Yep, ain't that it, Kevin? Bikes always provide multiple uses for *everything*, be it emotions, projections, years, or danger cards.

Who could not love them?

Unknown said...

I know what you mean about when it just doesn't feel right. It can be difficult to go past that point.

I thought about it and decided that I was probably wrong to think that I don't experience fear while riding. I think that it is the one area of my life where I recognize why it happens, take it in stride and allow the solution happen. Fear is probably there but desn't get in the way. If only I could apply that in other situations!

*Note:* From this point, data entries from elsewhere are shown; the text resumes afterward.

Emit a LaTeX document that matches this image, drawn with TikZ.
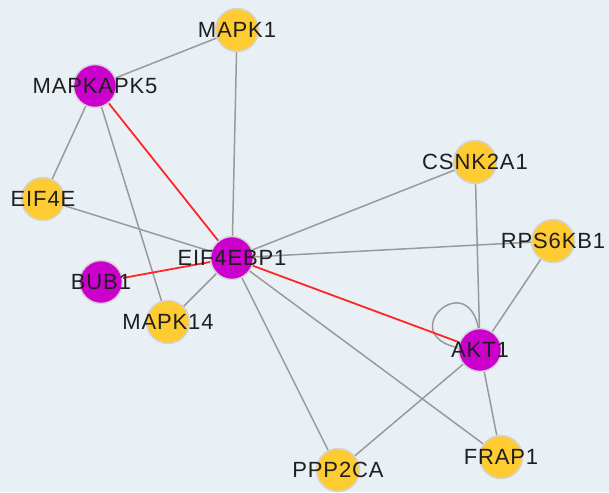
\documentclass[tikz,border=0pt]{standalone}
\usepackage{fontspec}
\newfontfamily\genefont[LetterSpace=4]{Liberation Sans}
\usepackage{tikz}

\definecolor{bgblue}{HTML}{E8F0F6}
\definecolor{geneyellow}{HTML}{FECB33}
\definecolor{genemagenta}{HTML}{CC00CC}
\definecolor{ringgrey}{HTML}{D4D4D4}
\definecolor{edgegrey}{HTML}{9A9A9A}
\definecolor{hitred}{HTML}{FF2626}

\pgfdeclarelayer{edges}
\pgfsetlayers{edges,main}

\begin{document}
\begin{tikzpicture}[x=1pt, y=-1pt,
	gene/.style={circle, draw=ringgrey, line width=1.5pt, minimum size=43pt, inner sep=0pt},
	target/.style={gene, fill=geneyellow},
	hub/.style={gene, fill=genemagenta},
	every label/.style={font=\genefont\fontsize{22pt}{22pt}\selectfont, text=black!88},
	link/.style={draw=edgegrey, line width=1.5pt},
	hit/.style={draw=hitred, line width=1.8pt}]
	\begin{pgfonlayer}{edges}
	\fill[bgblue] (0,0) rectangle (609,492);
	\end{pgfonlayer}
	\useasboundingbox (0,0) rectangle (609,492);

	\node[target, label=center:MAPK1] (mapk1) at (237,30) {};
	\node[hub, label=center:MAPKAPK5] (mapkapk5) at (95,86) {};
	\node[target, label=center:EIF4E] (eif4e) at (43,199) {};
	\node[hub, label=center:EIF4EBP1] (eif4ebp1) at (232,258) {};
	\node[hub, label=center:BUB1] (bub1) at (101,282) {};
	\node[target, label=center:MAPK14] (mapk14) at (168,322) {};
	\node[target, label=center:CSNK2A1] (csnk2a1) at (475,162) {};
	\node[target, label=center:RPS6KB1] (rps6kb1) at (553,241) {};
	\node[hub, label=center:AKT1] (akt1) at (480,350) {};
	\node[target, label=center:FRAP1] (frap1) at (501,457) {};
	\node[target, label=center:PPP2CA] (ppp2ca) at (338,470) {};

	\begin{pgfonlayer}{edges}
	\draw[link] (mapk1.center) -- (mapkapk5.center);
	\draw[link] (mapk1.center) -- (eif4ebp1.center);
	\draw[link] (mapkapk5.center) -- (eif4e.center);
	\draw[link] (mapkapk5.center) -- (mapk14.center);
	\draw[link] (eif4e.center) -- (eif4ebp1.center);
	\draw[link] (eif4ebp1.center) -- (mapk14.center);
	\draw[link] (eif4ebp1.center) -- (csnk2a1.center);
	\draw[link] (eif4ebp1.center) -- (rps6kb1.center);
	\draw[link] (eif4ebp1.center) -- (ppp2ca.center);
	\draw[link] (eif4ebp1.center) -- (frap1.center);
	\draw[link] (csnk2a1.center) -- (akt1.center);
	\draw[link] (rps6kb1.center) -- (akt1.center);
	\draw[link] (akt1.center) -- (frap1.center);
	\draw[link] (akt1.center) -- (ppp2ca.center);
	% self loop on AKT1
	\draw[link] (akt1.center) .. controls (482,245) and (372,348) .. (akt1.center);
	\draw[hit] (mapkapk5.center) -- (eif4ebp1.center);
	\draw[hit] (bub1.center) -- (eif4ebp1.center);
	\draw[hit] (eif4ebp1.center) -- (akt1.center);
	\end{pgfonlayer}
\end{tikzpicture}
\end{document}
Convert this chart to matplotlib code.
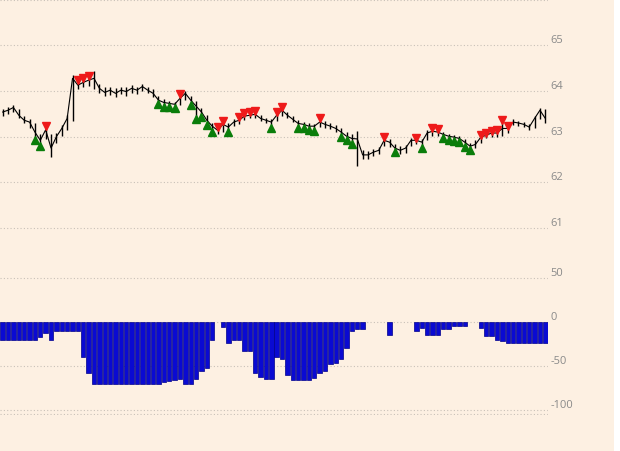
import numpy as np
import matplotlib
matplotlib.use('Agg')
import matplotlib.pyplot as plt

# price bars (close / high / low), one per period
close = [63.54, 63.58, 63.64, 63.47, 63.36, 63.32, 63.10, 62.92, 63.15, 62.75,
         63.00, 63.18, 63.40, 64.28, 64.13, 64.19, 64.24, 64.28, 64.06, 63.97,
         64.02, 63.95, 64.02, 63.99, 64.06, 64.02, 64.10, 64.02, 63.95, 63.80,
         63.75, 63.73, 63.71, 63.84, 63.95, 63.80, 63.67, 63.54, 63.36, 63.23,
         63.14, 63.27, 63.21, 63.32, 63.36, 63.45, 63.47, 63.49, 63.40, 63.36,
         63.32, 63.47, 63.58, 63.47, 63.38, 63.29, 63.27, 63.23, 63.23, 63.32,
         63.27, 63.23, 63.18, 63.10, 63.01, 62.96, 62.95, 62.60, 62.60, 62.66,
         62.70, 62.92, 62.88, 62.75, 62.70, 62.75, 62.92, 62.92, 62.88, 63.08,
         63.12, 63.10, 63.05, 63.01, 62.99, 62.96, 62.88, 62.79, 62.83, 62.99,
         63.03, 63.08, 63.08, 63.18, 63.18, 63.32, 63.30, 63.27, 63.21, 63.40,
         63.58, 63.40]
high = [63.60, 63.64, 63.70, 63.60, 63.46, 63.38, 63.30, 63.05, 63.22, 63.05,
        63.08, 63.25, 63.48, 64.35, 64.22, 64.26, 64.32, 64.45, 64.16, 64.08,
        64.10, 64.06, 64.10, 64.08, 64.14, 64.10, 64.16, 64.10, 64.04, 63.90,
        63.82, 63.78, 63.76, 63.92, 64.00, 63.90, 63.78, 63.62, 63.48, 63.30,
        63.20, 63.32, 63.30, 63.38, 63.42, 63.50, 63.52, 63.54, 63.48, 63.42,
        63.38, 63.52, 63.62, 63.55, 63.45, 63.36, 63.32, 63.30, 63.28, 63.38,
        63.34, 63.30, 63.25, 63.18, 63.10, 63.05, 63.12, 62.70, 62.68, 62.72,
        62.78, 62.97, 62.94, 62.84, 62.80, 62.82, 62.98, 62.96, 62.94, 63.15,
        63.16, 63.14, 63.10, 63.06, 63.04, 63.02, 62.95, 62.86, 62.92, 63.02,
        63.06, 63.10, 63.12, 63.35, 63.22, 63.38, 63.34, 63.32, 63.28, 63.46,
        63.62, 63.60]
low = [63.46, 63.50, 63.55, 63.42, 63.30, 63.18, 62.95, 62.82, 62.95, 62.55,
       62.85, 63.02, 63.15, 63.35, 64.05, 64.08, 64.12, 64.05, 63.95, 63.90,
       63.92, 63.88, 63.93, 63.90, 63.96, 63.94, 64.00, 63.95, 63.86, 63.74,
       63.68, 63.66, 63.64, 63.70, 63.80, 63.72, 63.40, 63.45, 63.28, 63.12,
       63.05, 63.10, 63.12, 63.24, 63.28, 63.36, 63.40, 63.42, 63.34, 63.30,
       63.20, 63.34, 63.45, 63.40, 63.32, 63.22, 63.20, 63.16, 63.14, 63.22,
       63.20, 63.16, 63.10, 63.02, 62.94, 62.86, 62.35, 62.50, 62.52, 62.58,
       62.62, 62.80, 62.78, 62.68, 62.62, 62.65, 62.80, 62.84, 62.78, 62.92,
       63.02, 63.02, 62.98, 62.94, 62.92, 62.90, 62.80, 62.72, 62.76, 62.86,
       62.96, 63.00, 63.00, 63.02, 63.08, 63.25, 63.24, 63.22, 63.15, 63.20,
       63.38, 63.30]

# signal positions
sell_idx = [8, 14, 15, 16, 33, 40, 41, 44, 45, 46, 47, 51, 52, 59, 71, 77, 80, 81,
            89, 90, 91, 92, 93, 94]
buy_idx = [6, 7, 29, 30, 31, 32, 35, 36, 37, 38, 39, 42, 50, 55, 56, 57, 58,
           63, 64, 65, 73, 78, 82, 83, 84, 85, 86, 87]

# lower indicator
osc = [-20, -20, -20, -20, -20, -20, -20, -17, -12, -20,
       -10, -10, -10, -10, -10, -40, -58, -70, -70, -70,
       -70, -70, -70, -70, -70, -70, -70, -70, -70, -70,
       -68, -67, -66, -65, -70, -70, -65, -56, -52, -20,
       0, -6, -24, -20, -20, -33, -33, -58, -62, -65,
       -65, -40, -42, -60, -66, -66, -66, -66, -64, -58,
       -56, -48, -47, -42, -29, -10, -8, -8, 0, 0,
       0, 0, -15, 0, 0, 0, 0, -10, -7, -15,
       -15, -15, -8, -8, -5, -5, -5, 0, 0, -7,
       -16, -16, -20, -22, -24, -24, -24, -24, -24, -24,
       -24, -24]

bg = '#fdf0e2'
grid_kw = dict(color='#c9c1b8', linestyle=(0, (1, 2)), linewidth=0.8)
lab_kw = dict(fontsize=8, color='#8a8a8a', family=['Open Sans', 'DejaVu Sans'])

fig = plt.figure(figsize=(6.2, 4.52), dpi=100, facecolor=bg)
ax1 = fig.add_axes([0, (452 - 250) / 452, 548 / 620, 250 / 452])
ax2 = fig.add_axes([0, (452 - 416) / 452, 548 / 620, 154 / 452], sharex=ax1)

x = np.arange(len(close))
hi = np.array(high)
lo = np.array(low)

for ax in (ax1, ax2):
    ax.set_facecolor(bg)
    for s in ax.spines.values():
        s.set_visible(False)
    ax.yaxis.tick_right()
    ax.tick_params(axis='y', length=0, pad=2)
    ax.tick_params(axis='x', length=0, labelbottom=False)

# price panel
for v in [61, 62, 63, 64, 65, 66]:
    ax1.axhline(v, zorder=0, **grid_kw)
ax1.vlines(x, lo, hi, color='black', linewidth=1.0, zorder=2)
ax1.plot(x, close, color='black', linewidth=0.8, zorder=2)
ax1.plot(x[sell_idx], hi[sell_idx] + 0.02, linestyle='none', marker='v',
         markersize=5.5, color='#ee1a1a', zorder=3)
ax1.plot(x[buy_idx], lo[buy_idx] - 0.02, linestyle='none', marker='^',
         markersize=5.5, color='#0a7d0a', zorder=3)
ax1.set_ylim(66 - 250 / 45.75, 66.02)
ax1.set_yticks([61, 62, 63, 64, 65])
ax1.set_yticklabels(['61', '62', '63', '64', '65'], **lab_kw)

# indicator panel
for v in [50, 0, -50, -100, -105]:
    ax2.axhline(v, zorder=0, **grid_kw)
osc_arr = np.array(osc, dtype=float)
keep = osc_arr != 0
ax2.bar(x[keep], osc_arr[keep], width=0.82, color='#0a0ad2', edgecolor='#00008a',
        linewidth=0.5, zorder=2)
ax2.set_ylim(-(416 - 323) / 0.88, (323 - 262) / 0.88)
ax2.set_yticks([50, 0, -50, -100])
ax2.set_yticklabels(['50', '0', '-50', '-100'], **lab_kw)

ax1.set_xlim(-0.5, 101.5)

for ax in (ax1, ax2):
    for t in ax.get_yticklabels():
        t.set_va('bottom')

fig.patches.append(plt.Rectangle((614 / 620, 0), 6 / 620, 1, transform=fig.transFigure,
                                 facecolor='white', edgecolor='none'))

fig.savefig('out.png', dpi=100, facecolor=bg)
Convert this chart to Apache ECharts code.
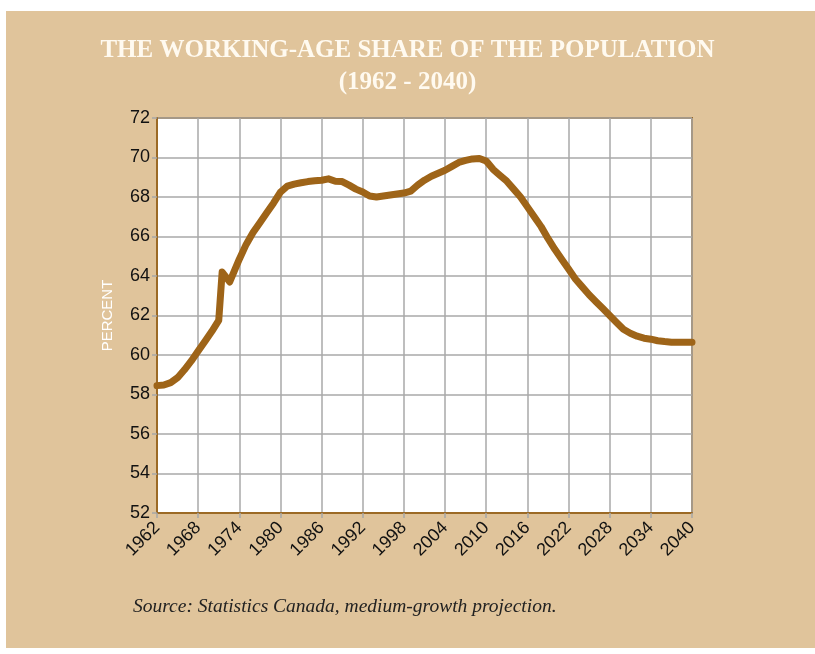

With your riding history, and some track time, I'm sure that you have experienced your skills taking over and doing the right thing when you let them. Fully aware of the situation, receiving the information from your senses, you and the bike synchronized, listening and responding to each other; and the resolution opens in front of you.

I don't think that the skills disappear, but they may need to be exercised a little after some rustiness has set in. It just takes some miles, and with new winter gloves it just became easier.

Melissa Holbrook Pierson said...

Is that why we love riding so much? Because we can re-do our failures in other areas of our life, and make them come out right this time? I think so.

Can we try to generalize this experience of success to the other parts of our lives? Dang, I hope so!

Every time I go out I have the opportunity to improve, and that's what I think is happening. Thankfully now there's an abundance of teaching materials--people with their own methodologies in courses, books, videos; there's lots on YouTube, too, I just discovered--that didn't exist a decade ago. I've got plenty to work on. And I'll take it slow, until I can take it fast.